Your task
Transcribe every line exactly. Leave the pictures behind.
______________________________
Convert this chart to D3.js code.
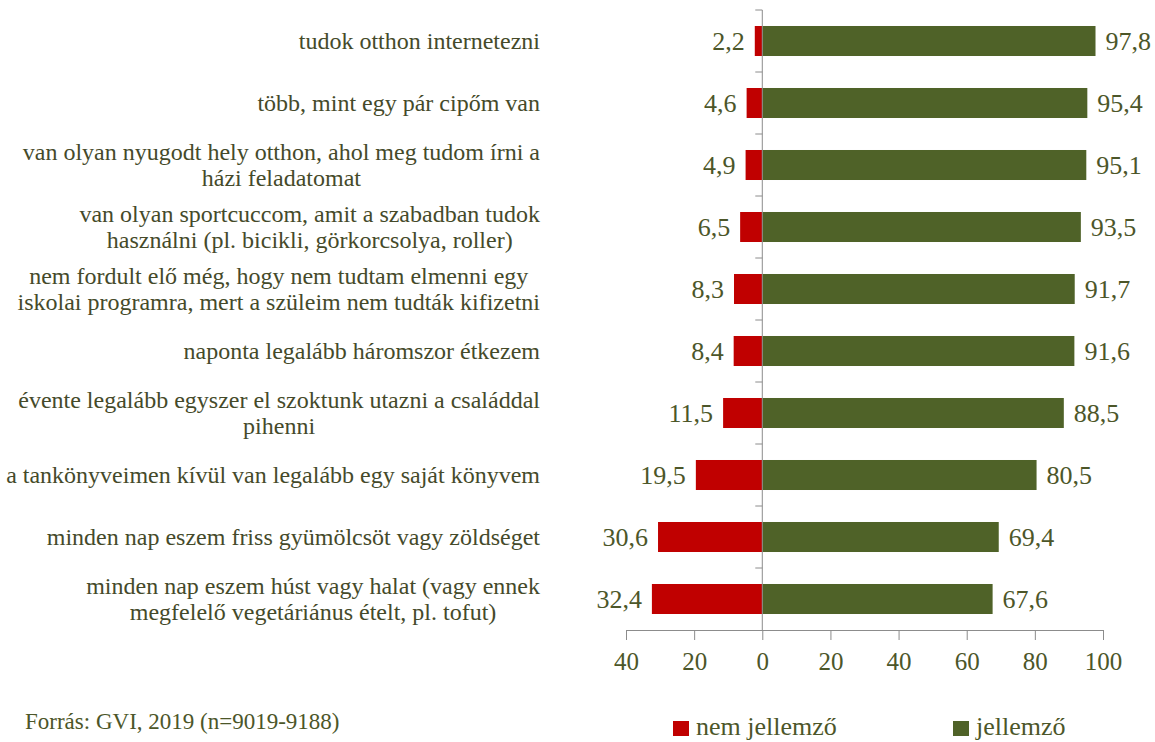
<!DOCTYPE html>
<html>
<head>
<meta charset="utf-8">
<script src="https://cdn.jsdelivr.net/npm/d3@7"></script>
<style>
  body { margin: 0; background: #fff; }
  svg { display: block; font-family: "Liberation Serif", "Times New Roman", serif; }
</style>
</head>
<body>
<script>
// category labels, lines separated by "|"
var categories = [
    "tudok otthon internetezni",
    "több, mint egy pár cipőm van",
    "van olyan nyugodt hely otthon, ahol meg tudom írni a|házi feladatomat",
    "van olyan sportcuccom, amit a szabadban tudok|használni (pl. bicikli, görkorcsolya, roller)",
    "nem fordult elő még, hogy nem tudtam elmenni egy|iskolai programra, mert a szüleim nem tudták kifizetni",
    "naponta legalább háromszor étkezem",
    "évente legalább egyszer el szoktunk utazni a családdal|pihenni",
    "a tankönyveimen kívül van legalább egy saját könyvem",
    "minden nap eszem friss gyümölcsöt vagy zöldséget",
    "minden nap eszem húst vagy halat (vagy ennek|megfelelő vegetáriánus ételt, pl. tofut)"
];
var nemJellemzo = [2.2, 4.6, 4.9, 6.5, 8.3, 8.4, 11.5, 19.5, 30.6, 32.4];
var jellemzo = [97.8, 95.4, 95.1, 93.5, 91.7, 91.6, 88.5, 80.5, 69.4, 67.6];
var xTicks = [-40, -20, 0, 20, 40, 60, 80, 100];
var seriesNames = ["nem jellemző", "jellemző"];
var source = "Forrás: GVI, 2019 (n=9019-9188)";

var width = 1155,
    height = 742;

var red = "#C00000",
    green = "#4F6228",
    textCol = "#454a2a",
    valCol = "#4c5629",
    axisCol = "#8c8c8c";

var svg = d3.select("body")
    .append("svg")
    .attr("width", width)
    .attr("height", height);

var x = d3.scaleLinear()
    .domain([-40, 100])
    .range([626, 1103]);

var y = d3.scaleBand()
    .domain(categories)
    .range([10, 630])
    .paddingInner(0.516)
    .paddingOuter(0.258);

var fmt = function(v){ return d3.format(".1f")(v).replace(".", ","); };

//bars
var rows = categories.map(function(c, i){
    return {cat: c, neg: nemJellemzo[i], pos: jellemzo[i]};
});

svg.selectAll(".neg")
    .data(rows)
    .enter()
    .append("rect")
    .attr("class", "neg")
    .attr("x", function(d){ return x(-d.neg); })
    .attr("y", function(d){ return y(d.cat); })
    .attr("width", function(d){ return x(0) - x(-d.neg); })
    .attr("height", y.bandwidth())
    .attr("fill", red);

svg.selectAll(".pos")
    .data(rows)
    .enter()
    .append("rect")
    .attr("class", "pos")
    .attr("x", x(0))
    .attr("y", function(d){ return y(d.cat); })
    .attr("width", function(d){ return x(d.pos) - x(0); })
    .attr("height", y.bandwidth())
    .attr("fill", green);

//value labels
svg.selectAll(".negLbl")
    .data(rows)
    .enter()
    .append("text")
    .attr("x", function(d){ return x(-d.neg) - 10; })
    .attr("y", function(d){ return y(d.cat) + y.bandwidth() / 2; })
    .attr("dy", "0.35em")
    .attr("text-anchor", "end")
    .attr("font-size", 26)
    .attr("fill", valCol)
    .text(function(d){ return fmt(d.neg); });

svg.selectAll(".posLbl")
    .data(rows)
    .enter()
    .append("text")
    .attr("x", function(d){ return x(d.pos) + 10; })
    .attr("y", function(d){ return y(d.cat) + y.bandwidth() / 2; })
    .attr("dy", "0.35em")
    .attr("font-size", 26)
    .attr("fill", valCol)
    .text(function(d){ return fmt(d.pos); });

//vertical axis at zero
var yAxis = svg.append("g")
    .attr("transform", "translate(" + x(0) + ",0)")
    .call(d3.axisLeft(y).tickSize(0).tickFormat(""));
yAxis.select(".domain").attr("stroke", axisCol).attr("d", "M0,10V630");
var bounds = y.domain().map(function(c){ return y(c) - y.step() * y.paddingInner() / 2; });
yAxis.selectAll(".bnd")
    .data(bounds)
    .enter()
    .append("line")
    .attr("x1", -7).attr("x2", 0)
    .attr("y1", function(d){ return d; })
    .attr("y2", function(d){ return d; })
    .attr("stroke", axisCol);

//horizontal axis
var xAxis = svg.append("g")
    .attr("transform", "translate(0,630)")
    .call(d3.axisBottom(x)
        .tickValues(xTicks)
        .tickSizeInner(10)
        .tickSizeOuter(0)
        .tickPadding(12)
        .tickFormat(function(d){ return Math.abs(d); }));
xAxis.select(".domain").attr("stroke", axisCol);
xAxis.selectAll(".tick line").attr("stroke", axisCol);
xAxis.selectAll(".tick text")
    .attr("font-family", "Liberation Serif, serif")
    .attr("font-size", 25)
    .attr("fill", valCol);

//category labels, lines centred on each other, block right aligned
var rightEdge = 540;
var lblGroups = svg.selectAll(".cat")
    .data(rows)
    .enter()
    .append("text")
    .attr("class", "cat")
    .attr("font-size", 24)
    .attr("fill", textCol)
    .attr("text-anchor", "middle");

lblGroups.each(function(d){
    var t = d3.select(this);
    var lines = d.cat.split("|");
    var cy = y(d.cat) + y.bandwidth() / 2;
    var lh = 26;
    lines.forEach(function(l, j){
        t.append("tspan")
            .attr("y", cy + (j - (lines.length - 1) / 2) * lh)
            .attr("dy", "0.35em")
            .text(l);
    });
    var maxW = 0;
    t.selectAll("tspan").each(function(){
        maxW = Math.max(maxW, this.getComputedTextLength());
    });
    t.selectAll("tspan").attr("x", rightEdge - maxW / 2);
});

//legend
var legend = [
    {name: seriesNames[0], color: red, x: 673},
    {name: seriesNames[1], color: green, x: 953}
];
var lg = svg.selectAll(".legend")
    .data(legend)
    .enter()
    .append("g")
    .attr("transform", function(d){ return "translate(" + d.x + ",721)"; });
lg.append("rect")
    .attr("width", 16)
    .attr("height", 15)
    .attr("fill", function(d){ return d.color; });
lg.append("text")
    .attr("x", 23)
    .attr("y", 14)
    .attr("font-size", 26)
    .attr("fill", valCol)
    .text(function(d){ return d.name; });

//source
svg.append("text")
    .attr("x", 25)
    .attr("y", 729)
    .attr("font-size", 23)
    .attr("fill", valCol)
    .text(source);
</script>
</body>
</html>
______________________________
The completed task
Convert this chart to D3.js code.
<!DOCTYPE html>
<html>
<head>
<meta charset="utf-8">
<script src="https://cdn.jsdelivr.net/npm/d3@7"></script>
<style>
  body { margin: 0; background: #fff; }
  svg { display: block; font-family: "Liberation Serif", "Times New Roman", serif; }
</style>
</head>
<body>
<script>
// category labels, lines separated by "|"
var categories = [
    "tudok otthon internetezni",
    "több, mint egy pár cipőm van",
    "van olyan nyugodt hely otthon, ahol meg tudom írni a|házi feladatomat",
    "van olyan sportcuccom, amit a szabadban tudok|használni (pl. bicikli, görkorcsolya, roller)",
    "nem fordult elő még, hogy nem tudtam elmenni egy|iskolai programra, mert a szüleim nem tudták kifizetni",
    "naponta legalább háromszor étkezem",
    "évente legalább egyszer el szoktunk utazni a családdal|pihenni",
    "a tankönyveimen kívül van legalább egy saját könyvem",
    "minden nap eszem friss gyümölcsöt vagy zöldséget",
    "minden nap eszem húst vagy halat (vagy ennek|megfelelő vegetáriánus ételt, pl. tofut)"
];
var nemJellemzo = [2.2, 4.6, 4.9, 6.5, 8.3, 8.4, 11.5, 19.5, 30.6, 32.4];
var jellemzo = [97.8, 95.4, 95.1, 93.5, 91.7, 91.6, 88.5, 80.5, 69.4, 67.6];
var xTicks = [-40, -20, 0, 20, 40, 60, 80, 100];
var seriesNames = ["nem jellemző", "jellemző"];
var source = "Forrás: GVI, 2019 (n=9019-9188)";

var width = 1155,
    height = 742;

var red = "#C00000",
    green = "#4F6228",
    textCol = "#454a2a",
    valCol = "#4c5629",
    axisCol = "#8c8c8c";

var svg = d3.select("body")
    .append("svg")
    .attr("width", width)
    .attr("height", height);

var x = d3.scaleLinear()
    .domain([-40, 100])
    .range([626, 1103]);

var y = d3.scaleBand()
    .domain(categories)
    .range([10, 630])
    .paddingInner(0.516)
    .paddingOuter(0.258);

var fmt = function(v){ return d3.format(".1f")(v).replace(".", ","); };

//bars
var rows = categories.map(function(c, i){
    return {cat: c, neg: nemJellemzo[i], pos: jellemzo[i]};
});

svg.selectAll(".neg")
    .data(rows)
    .enter()
    .append("rect")
    .attr("class", "neg")
    .attr("x", function(d){ return x(-d.neg); })
    .attr("y", function(d){ return y(d.cat); })
    .attr("width", function(d){ return x(0) - x(-d.neg); })
    .attr("height", y.bandwidth())
    .attr("fill", red);

svg.selectAll(".pos")
    .data(rows)
    .enter()
    .append("rect")
    .attr("class", "pos")
    .attr("x", x(0))
    .attr("y", function(d){ return y(d.cat); })
    .attr("width", function(d){ return x(d.pos) - x(0); })
    .attr("height", y.bandwidth())
    .attr("fill", green);

//value labels
svg.selectAll(".negLbl")
    .data(rows)
    .enter()
    .append("text")
    .attr("x", function(d){ return x(-d.neg) - 10; })
    .attr("y", function(d){ return y(d.cat) + y.bandwidth() / 2; })
    .attr("dy", "0.35em")
    .attr("text-anchor", "end")
    .attr("font-size", 26)
    .attr("fill", valCol)
    .text(function(d){ return fmt(d.neg); });

svg.selectAll(".posLbl")
    .data(rows)
    .enter()
    .append("text")
    .attr("x", function(d){ return x(d.pos) + 10; })
    .attr("y", function(d){ return y(d.cat) + y.bandwidth() / 2; })
    .attr("dy", "0.35em")
    .attr("font-size", 26)
    .attr("fill", valCol)
    .text(function(d){ return fmt(d.pos); });

//vertical axis at zero
var yAxis = svg.append("g")
    .attr("transform", "translate(" + x(0) + ",0)")
    .call(d3.axisLeft(y).tickSize(0).tickFormat(""));
yAxis.select(".domain").attr("stroke", axisCol).attr("d", "M0,10V630");
var bounds = y.domain().map(function(c){ return y(c) - y.step() * y.paddingInner() / 2; });
yAxis.selectAll(".bnd")
    .data(bounds)
    .enter()
    .append("line")
    .attr("x1", -7).attr("x2", 0)
    .attr("y1", function(d){ return d; })
    .attr("y2", function(d){ return d; })
    .attr("stroke", axisCol);

//horizontal axis
var xAxis = svg.append("g")
    .attr("transform", "translate(0,630)")
    .call(d3.axisBottom(x)
        .tickValues(xTicks)
        .tickSizeInner(10)
        .tickSizeOuter(0)
        .tickPadding(12)
        .tickFormat(function(d){ return Math.abs(d); }));
xAxis.select(".domain").attr("stroke", axisCol);
xAxis.selectAll(".tick line").attr("stroke", axisCol);
xAxis.selectAll(".tick text")
    .attr("font-family", "Liberation Serif, serif")
    .attr("font-size", 25)
    .attr("fill", valCol);

//category labels, lines centred on each other, block right aligned
var rightEdge = 540;
var lblGroups = svg.selectAll(".cat")
    .data(rows)
    .enter()
    .append("text")
    .attr("class", "cat")
    .attr("font-size", 24)
    .attr("fill", textCol)
    .attr("text-anchor", "middle");

lblGroups.each(function(d){
    var t = d3.select(this);
    var lines = d.cat.split("|");
    var cy = y(d.cat) + y.bandwidth() / 2;
    var lh = 26;
    lines.forEach(function(l, j){
        t.append("tspan")
            .attr("y", cy + (j - (lines.length - 1) / 2) * lh)
            .attr("dy", "0.35em")
            .text(l);
    });
    var maxW = 0;
    t.selectAll("tspan").each(function(){
        maxW = Math.max(maxW, this.getComputedTextLength());
    });
    t.selectAll("tspan").attr("x", rightEdge - maxW / 2);
});

//legend
var legend = [
    {name: seriesNames[0], color: red, x: 673},
    {name: seriesNames[1], color: green, x: 953}
];
var lg = svg.selectAll(".legend")
    .data(legend)
    .enter()
    .append("g")
    .attr("transform", function(d){ return "translate(" + d.x + ",721)"; });
lg.append("rect")
    .attr("width", 16)
    .attr("height", 15)
    .attr("fill", function(d){ return d.color; });
lg.append("text")
    .attr("x", 23)
    .attr("y", 14)
    .attr("font-size", 26)
    .attr("fill", valCol)
    .text(function(d){ return d.name; });

//source
svg.append("text")
    .attr("x", 25)
    .attr("y", 729)
    .attr("font-size", 23)
    .attr("fill", valCol)
    .text(source);
</script>
</body>
</html>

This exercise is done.